Emma Cocker is a writer-artist based in Sheffield and Associate Professor in Fine Art, Nottingham Trent University. Emma's research focuses on artistic processes and practices, and the performing of ‘thinking-in-action’ therein. Her practice unfolds restlessly along the threshold between writing/art, including experimental, performative and collaborative approaches, alongside a mode of ‘contiguous writing’ — a way of writing-with that seeks to touch upon rather than being explicitly about.
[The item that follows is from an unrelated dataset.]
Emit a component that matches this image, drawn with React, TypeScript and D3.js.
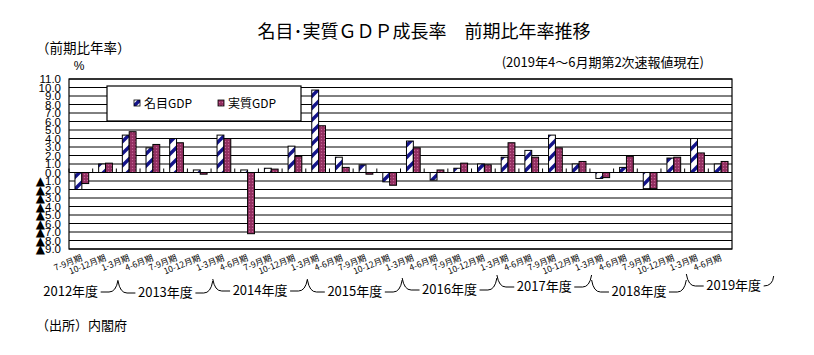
import React from "react";
import * as d3 from "d3";

const quarterLabels = [
  "7-9月期", "10-12月期", "1-3月期",
  "4-6月期", "7-9月期", "10-12月期", "1-3月期",
  "4-6月期", "7-9月期", "10-12月期", "1-3月期",
  "4-6月期", "7-9月期", "10-12月期", "1-3月期",
  "4-6月期", "7-9月期", "10-12月期", "1-3月期",
  "4-6月期", "7-9月期", "10-12月期", "1-3月期",
  "4-6月期", "7-9月期", "10-12月期", "1-3月期",
  "4-6月期",
];
const nominalGDP = [-2.0, 1.0, 4.4, 2.9, 4.0, 0.3, 4.4, 0.3, 0.5, 3.1, 9.7, 1.8, 0.9, -1.1, 3.7, -0.9, 0.5, 1.0, 1.8, 2.6, 4.4, 1.0, -0.7, 0.6, -1.9, 1.7, 4.0, 1.0];
const realGDP = [-1.3, 1.1, 4.8, 3.3, 3.5, -0.2, 4.0, -7.2, 0.4, 1.9, 5.5, 0.6, -0.2, -1.5, 2.9, 0.3, 1.1, 0.9, 3.5, 1.8, 2.9, 1.3, -0.6, 1.9, -1.9, 1.8, 2.3, 1.3];
const yearLabels = ["2012年度", "2013年度", "2014年度", "2015年度", "2016年度", "2017年度", "2018年度", "2019年度"];
const yearStartIndex = [-1, 3, 7, 11, 15, 19, 23, 27];
const yTicks = d3.range(11, -10, -1);
const seriesNames = ["名目GDP", "実質GDP"];

const title = "名目･実質ＧＤＰ成長率　前期比年率推移";
const subtitle = "(2019年4～6月期第2次速報値現在)";
const unitLabel = "（前期比年率）";
const source = "（出所）内閣府";

// layout
const W = 814, H = 355;
const left = 69, right = 732, top = 79, bottom = 249;
const yearLabelY = [291, 292, 290, 291, 289, 286, 291, 285];
const NAVY = "#14148a";
const WINE = "#993366";
const JP = "'Noto Sans CJK JP', 'Noto Sans', sans-serif";
const AR = "'Liberation Sans', Arial, 'DejaVu Sans', sans-serif";

export default function App() {
  const idx = quarterLabels.map((_, i) => i);
  const x = d3.scaleBand<number>().domain(idx).range([left, right]).padding(0);
  const y = d3.scaleLinear().domain([-9, 11]).range([bottom, top]);
  const bw = x.bandwidth();
  const barW = bw * 0.29;
  const y0 = y(0);
  const shift = -22;

  const bar = (v: number, bx: number, fill: string, key: string) => (
    <rect key={key} x={bx} y={Math.min(y(v), y0)} width={barW} height={Math.abs(y(v) - y0)}
      fill={fill} stroke="#000" strokeWidth={1} />
  );

  return (
    <svg width={W} height={H} style={{ position: "absolute", left: 0, top: 0, background: "#fff" }}>
      <defs>
        <pattern id="stripe" patternUnits="userSpaceOnUse" width={12} height={12}>
          <rect width={12} height={12} fill="#fff" />
          <path d="M-1,13 L13,-1 M-4,4 L4,-4 M8,16 L16,8" stroke={NAVY} strokeWidth={3.4} />
        </pattern>
        <pattern id="dots" patternUnits="userSpaceOnUse" width={3} height={3}>
          <rect width={3} height={3} fill={WINE} />
          <rect x={0} y={0} width={1} height={1} fill="#c46a98" />
          <rect x={1.5} y={1.5} width={1} height={1} fill="#7a2450" />
        </pattern>
      </defs>

      {/* title */}
      <text x={424} y={38} textAnchor="middle" fontFamily={JP} fontSize={18} fill="#000">{title}</text>
      <text x={704} y={67} textAnchor="end" fontFamily={JP} fontSize={13} fill="#000">{subtitle}</text>
      <text x={36} y={53} fontFamily={JP} fontSize={13.5} fill="#000">{unitLabel}</text>
      <text x={79} y={70} textAnchor="middle" fontFamily={AR} fontSize={12} fill="#000">%</text>

      {/* gridlines */}
      {yTicks.map((t) => (
        <line key={"g" + t} x1={left} x2={right} y1={y(t)} y2={y(t)} stroke="#000" strokeWidth={1} />
      ))}
      <rect x={left} y={top} width={right - left} height={bottom - top} fill="none" stroke="#000" strokeWidth={1.2} />

      {/* y labels */}
      {yTicks.map((t) => (
        <text key={"yl" + t} x={61} y={y(t)} dy="0.36em" textAnchor="end" fontFamily={AR} fontSize={11.5} fill="#000">
          {t < 0 ? <tspan fontFamily="'DejaVu Sans', sans-serif" fontSize={12}>▲</tspan> : null}
          {Math.abs(t).toFixed(1)}
        </text>
      ))}

      {/* legend */}
      <rect x={107} y={86} width={194} height={35} fill="#fff" stroke="#000" strokeWidth={1.2} />
      <rect x={134} y={100} width={6} height={6} fill="url(#stripe)" stroke="#000" strokeWidth={0.8} />
      <text x={144} y={108} fontFamily={JP} fontSize={12} fill="#000">{seriesNames[0]}</text>
      <rect x={218} y={100} width={6} height={6} fill="url(#dots)" stroke="#000" strokeWidth={0.8} />
      <text x={228} y={108} fontFamily={JP} fontSize={12} fill="#000">{seriesNames[1]}</text>

      {/* category ticks on zero axis */}
      {idx.map((i) => (
        <line key={"t" + i} x1={x(i)!} x2={x(i)!} y1={y0} y2={y0 - 4} stroke="#000" strokeWidth={1} />
      ))}

      {/* bars */}
      {idx.map((i) => {
        const c = x(i)! + bw / 2 + 1;
        return (
          <g key={"b" + i}>
            {bar(nominalGDP[i], c - barW, "url(#stripe)", "n" + i)}
            {bar(realGDP[i], c, "url(#dots)", "r" + i)}
          </g>
        );
      })}

      {/* x labels */}
      {idx.map((i) => (
        <text key={"xl" + i} transform={`translate(${x(i)! + bw / 2 + 2},${260}) rotate(-22)`}
          textAnchor="end" fontFamily={JP} fontSize={8.5} fill="#000">{quarterLabels[i]}</text>
      ))}

      {/* year groups */}
      {yearLabels.map((lab, k) => {
        const a = left + yearStartIndex[k] * bw + shift;
        const last = k === yearLabels.length - 1;
        const cx = last ? a + 2 * bw : a + 2 * bw;
        const b = last ? cx + 40 : a + 4 * bw;
        const ty = yearLabelY[k];
        const half = 30;
        const ly = ty + 1;
        const p1 = k === 0 ? null : `M${a},${ty - 11} Q${a + 2},${ly} ${a + 9},${ly} L${cx - half},${ly}`;
        const p2 = last
          ? `M${cx + half},${ly} Q${b - 1},${ly} ${b},${ty - 9}`
          : `M${cx + half},${ly} L${b - 9},${ly} Q${b - 2},${ly} ${b},${ty - 11}`;
        return (
          <g key={"y" + k}>
            {p1 && <path d={p1} fill="none" stroke="#000" strokeWidth={1} />}
            <path d={p2} fill="none" stroke="#000" strokeWidth={1} />
            <text x={cx} y={ty} dy="0.35em" textAnchor="middle" fontFamily={JP} fontSize={13} fill="#000">{lab}</text>
          </g>
        );
      })}

      <text x={36} y={330} fontFamily={JP} fontSize={13} fill="#000">{source}</text>
    </svg>
  );
}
Her writing is published in Failure, 2010; Stillness in a Mobile World, 2010; Drawing a Hypothesis: Figures of Thought, 2011; Hyperdrawing: Beyond the Lines of Contemporary Art, 2012; Reading/Feeling, 2013; On Not Knowing: How Artists Think, 2013; Choreo-graphic Figures: Deviations from the Line, 2017; The Creative Critic: Writing as/about Practice, 2018; Live Coding: A User's Manual, 2023, and in the solo collections, The Yes of the No, 2016, and How Do You Do?, 2024.

Writing: Study Scores



I have been invited to contribute a text to a forthcoming publication produced in conjunction with a solo exhibition by artist Kayt Hughes. The exhibition is the culmination of a year long Fellowship awarded to Kayt as part of winning the prestigious Woon Sculpture Prize. A Nottingham Trent fine art graduate, Kayt won the prize for Study Scores, 2nd Movement (foreground in image above), a sculptural work inspired by playing of ‘wrong notes’ within musical improvisation. 

The new body of work developed during the Fellowship explores the similarities of sculpture making and a child’s investigation of the physical world. Hughes investigates materials’ properties with naivety, to extend their purpose and their potential to interact with one another. The objects make improvised gestures, with consideration to form, material and colour, constructing provisional and transitioning installations.